Galileo soll dem militärischen US-System GPS Konkurrenz machen und mit 30 Satelliten im All neue Navigationsdienste für Verkehr und Landwirtschaft ermöglichen. Die Entwicklungsphase läuft seit fast drei Jahren. Ursprünglich sollte Galileo bereits im kommenden Jahr bereit stehen. Inzwischen ist der Starttermin um fünf Jahre auf Mitte 2013 verschoben. Der Aufbau des Systems hat schon begonnen, doch die öffentlich-private Finanzierung über ein Firmenkonsortium war im Frühjahr gescheitert, weshalb Galileo mit staatlichen Geldern bezahlt werden soll.
Barrots Plan sieht als die zwei größten Segmente den Bau der Satelliten und der Bodenstationen vor. Von deutscher Seite herrscht vor allem Sorge darüber, dass die deutsche EADS-Tochter Astrium bei den Aufträgen für Satelliten vom französischen Konkurrenten Alcatel-Alcania ausgestochen werden könnte.
Keine Extra-Finanzierungswünsche
Die Bundesregierung lehnt als größter Nettozahler der EU das vorgeschlagene Finanzierungskonzept ab, weil nach ihrer Ansicht damit die mühsam ausgehandelte finanzielle Vorausschau für die Jahre 2007 bis 2013 schon nach dem ersten Jahr geändert würde. Die Kommission wollte ungenutzte Mittel aus dem Agrar- und dem Forschungshaushalt verwenden, die normalerweise wieder an die EU-Mitgliedstaaten zurückfließen würden. Die deutschen Finanzpolitiker argumentieren, das sei frisches Geld und keine Einsparung. Dies schaffe nur einen Präzedenzfall.
Hinter den Kulissen wird nun an einer Erklärung gearbeitet, dass für die Finanzierung von Galileo eine Ausnahme gemacht werden und das Europäische Parlament künftig keine Sonderfinanzierungen fordern solle. Ein Nein Deutschlands könnte auch die Verabschiedung des EU-Haushalts 2008 verzögern, in dem die portugiesische Ratspräsidentschaft Mittel für Galileo festlegen will.

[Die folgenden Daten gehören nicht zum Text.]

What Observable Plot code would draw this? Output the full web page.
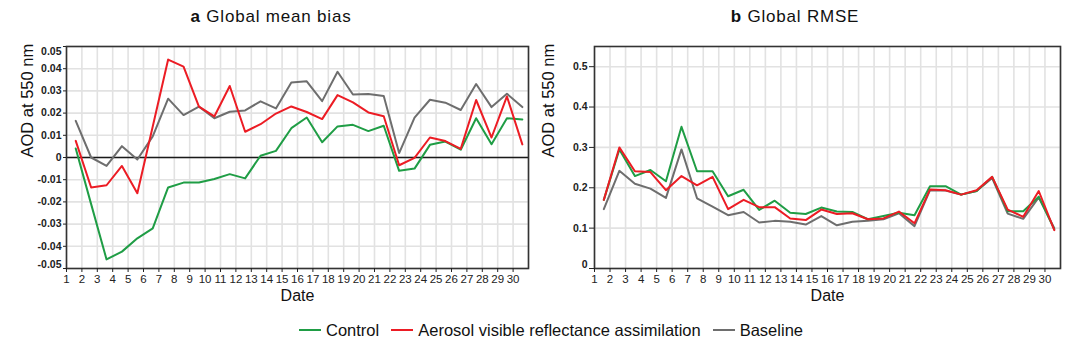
<!DOCTYPE html>
<html>
<head>
<meta charset="utf-8">
<script src="https://cdn.jsdelivr.net/npm/d3@7"></script>
<script src="https://cdn.jsdelivr.net/npm/@observablehq/plot@0.6"></script>
<style>
  html, body { margin: 0; padding: 0; background: #fff; }
  #wrap { position: relative; width: 1090px; height: 350px; font-family: "Liberation Sans", Arial, sans-serif; color: #111; }
  .panel { position: absolute; top: 0; }
  .title { position: absolute; top: 6px; font-size: 17px; letter-spacing: 0.8px; white-space: nowrap; transform: translateX(-50%); line-height: 22px; }
  .title b { font-weight: bold; }
  #legend { position: absolute; top: 319px; left: 0; width: 1102px; display: flex; justify-content: center; align-items: center; font-size: 16.5px; line-height: 22px; }
  .item { display: flex; align-items: center; margin: 0 6px; }
  .sw { width: 22px; height: 0; border-top: 2.5px solid; margin-right: 5px; }
</style>
</head>
<body>
<div id="wrap"></div>
<script>
// ---- data ----
const days = [1, 2, 3, 4, 5, 6, 7, 8, 9, 10, 11, 12, 13, 14, 15, 16, 17, 18, 19, 20, 21, 22, 23, 24, 25, 26, 27, 28, 29, 30];
const dayTicks = [1, 2, 3, 4, 5, 6, 7, 8, 9, 10, 11, 12, 13, 14, 15, 16, 17, 18, 19, 20, 21, 22, 23, 24, 25, 26, 27, 28, 29, 30];
const dayGrid = [1, 2, 3, 4, 5, 6, 7, 8, 9, 10, 11, 12, 13, 14, 15, 16, 17, 18, 19, 20, 21, 22, 23, 24, 25, 26, 27, 28, 29, 30, 31];
const seriesNames = ["Control", "Aerosol visible reflectance assimilation", "Baseline"];
const seriesColors = ["#1f9d45", "#ec1c24", "#6e6e6e"];

const biasControl = [0.0041, -0.021, -0.0459, -0.0424, -0.0364, -0.0319, -0.0135, -0.0113, -0.0113, -0.0097, -0.0075, -0.0094, 0.0008, 0.003, 0.0132, 0.018, 0.0069, 0.014, 0.0147, 0.0119, 0.0143, -0.006, -0.005, 0.0057, 0.0072, 0.0035, 0.0177, 0.006, 0.0177, 0.0171];
const biasAssim = [0.0075, -0.0135, -0.0125, -0.0038, -0.0161, 0.014, 0.0441, 0.0409, 0.0229, 0.0185, 0.0322, 0.0116, 0.015, 0.0198, 0.023, 0.0205, 0.0173, 0.0281, 0.0248, 0.0203, 0.0186, -0.0035, -0.0002, 0.009, 0.0074, 0.0039, 0.0259, 0.009, 0.0275, 0.0059];
const biasBaseline = [0.0165, 0, -0.0038, 0.0051, -0.0009, 0.0095, 0.0265, 0.0191, 0.0229, 0.0177, 0.0206, 0.0212, 0.0253, 0.0221, 0.0338, 0.0343, 0.0254, 0.0386, 0.0284, 0.0286, 0.0277, 0.002, 0.018, 0.026, 0.0247, 0.0214, 0.0331, 0.0227, 0.0287, 0.0227];

const rmseControl = [0.17, 0.295, 0.229, 0.244, 0.216, 0.351, 0.241, 0.241, 0.179, 0.195, 0.145, 0.168, 0.138, 0.135, 0.151, 0.141, 0.14, 0.122, 0.13, 0.138, 0.132, 0.204, 0.204, 0.183, 0.192, 0.227, 0.142, 0.142, 0.178, 0.097];
const rmseAssim = [0.17, 0.30, 0.241, 0.239, 0.194, 0.229, 0.206, 0.227, 0.147, 0.17, 0.152, 0.152, 0.124, 0.12, 0.146, 0.135, 0.137, 0.122, 0.124, 0.141, 0.112, 0.196, 0.194, 0.183, 0.194, 0.227, 0.146, 0.128, 0.192, 0.095];
const rmseBaseline = [0.147, 0.242, 0.21, 0.198, 0.175, 0.295, 0.174, 0.153, 0.132, 0.14, 0.114, 0.118, 0.116, 0.109, 0.13, 0.107, 0.116, 0.118, 0.122, 0.137, 0.105, 0.194, 0.193, 0.183, 0.192, 0.224, 0.136, 0.123, 0.176, 0.1];

const biasTicks = [-0.05, -0.04, -0.03, -0.02, -0.01, 0, 0.01, 0.02, 0.03, 0.04, 0.05];
const biasTicksInner = [-0.04, -0.03, -0.02, -0.01, 0, 0.01, 0.02, 0.03, 0.04];
const rmseTicks = [0, 0.1, 0.2, 0.3, 0.4, 0.5];
const rmseTicksInner = [0.1, 0.2, 0.3, 0.4, 0.5];

const panelTitles = [["a", "Global mean bias"], ["b", "Global RMSE"]];
const yLabel = "AOD at 550 nm";
const xLabel = "Date";

// ---- helpers ----
const offset = 0.6; // points sit between the day grid lines
const toRows = (vals) => days.map((d, i) => ({day: d, value: vals[i]}));
const font = '"Liberation Sans", Arial, sans-serif';

function panel({width, marginLeft, marginRight, yDomain, ticks, inner, fmt, series, zero, endShifts, yLabelDx, yTickSize}) {
  const marks = [
    Plot.gridX(dayGrid, {stroke: "#e2e2e2", strokeOpacity: 1, strokeWidth: 1.6}),
    Plot.gridY(ticks, {stroke: "#e2e2e2", strokeOpacity: 1, strokeWidth: 1.6}),
  ];
  if (zero) marks.push(Plot.ruleY([0], {stroke: "#1a1a1a", strokeWidth: 1.6}));
  // lines: gray first, then green, then red
  const order = [2, 0, 1];
  for (const k of order) {
    marks.push(Plot.line(toRows(series[k]), {x: d => d.day + offset, y: "value", stroke: seriesColors[k], strokeWidth: 2}));
  }
  marks.push(Plot.frame({stroke: "#333", strokeWidth: 1.6}));
  marks.push(Plot.axisX(dayTicks, {tickSize: 4, tickPadding: 2, fontSize: 11.5, stroke: "#222", fill: "#222", label: null}));
  marks.push(Plot.axisY(ticks, {tickSize: yTickSize, tickFormat: () => "", stroke: "#222", label: null}));
  marks.push(Plot.axisY(inner, {tickSize: 0, tickPadding: yTickSize + 2, tickFormat: fmt, fontSize: 10.5, fontWeight: "bold", fill: "#222", label: null}));
  for (const [v, dy] of endShifts) {
    marks.push(Plot.axisY([v], {tickSize: 0, tickPadding: yTickSize + 2, tickFormat: fmt, fontSize: 10.5, fontWeight: "bold", fill: "#222", dy, label: null}));
  }
  marks.push(Plot.text([yLabel], {frameAnchor: "left", rotate: -90, dx: yLabelDx, fontSize: 16.5, fill: "#111"}));
  marks.push(Plot.text([xLabel], {frameAnchor: "bottom", dy: 32, fontSize: 16, fill: "#111"}));
  return Plot.plot({
    width, height: 310,
    marginTop: 46, marginBottom: 42, marginLeft, marginRight,
    style: {fontFamily: font, background: "transparent", color: "#222", overflow: "visible"},
    x: {domain: [1, 31]},
    y: {domain: yDomain},
    marks
  });
}

const wrap = document.getElementById("wrap");

const left = panel({
  width: 540, marginLeft: 66, marginRight: 12,
  yDomain: [-0.05, 0.05], ticks: biasTicks, inner: biasTicksInner,
  fmt: d => d === 0 ? "0" : d.toFixed(2),
  series: [biasControl, biasAssim, biasBaseline], zero: true,
  endShifts: [[0.05, 5], [-0.05, -4]], yLabelDx: -39, yTickSize: 3
});
left.classList.add("panel"); left.style.left = "0px";
wrap.appendChild(left);

const right = panel({
  width: 550, marginLeft: 54, marginRight: 30,
  yDomain: [0, 0.55], ticks: rmseTicks, inner: rmseTicksInner,
  fmt: d => d === 0 ? "0" : d.toFixed(1),
  series: [rmseControl, rmseAssim, rmseBaseline], zero: false,
  endShifts: [[0, -4]], yLabelDx: -46, yTickSize: 5
});
right.classList.add("panel"); right.style.left = "540px";
wrap.appendChild(right);

const titleCenters = [271, 795];
panelTitles.forEach(([letter, text], i) => {
  const t = document.createElement("div");
  t.className = "title";
  t.style.left = titleCenters[i] + "px";
  const b = document.createElement("b");
  b.textContent = letter;
  t.appendChild(b);
  t.appendChild(document.createTextNode(" " + text));
  wrap.appendChild(t);
});

const legend = document.createElement("div");
legend.id = "legend";
seriesNames.forEach((name, i) => {
  const it = document.createElement("div");
  it.className = "item";
  const sw = document.createElement("span");
  sw.className = "sw";
  sw.style.borderTopColor = seriesColors[i];
  it.appendChild(sw);
  const tx = document.createElement("span");
  tx.textContent = name;
  it.appendChild(tx);
  legend.appendChild(it);
});
wrap.appendChild(legend);
</script>
</body>
</html>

Über Galileo müssten die Verkehrsminister endgültig entscheiden. Bundeskanzlerin Angela Merkel und Frankreich Präsident Nicolas Sarkozy hatten ihre Fachminister aufgefordert, bis zum nächsten Treffen am 29. November eine Lösung zu finden. Andernfalls wird Galileo Chefsache auf dem EU-Gipfel am 14. Dezember - dort wäre kein Beschluss gegen den Willen Deutschlands möglich.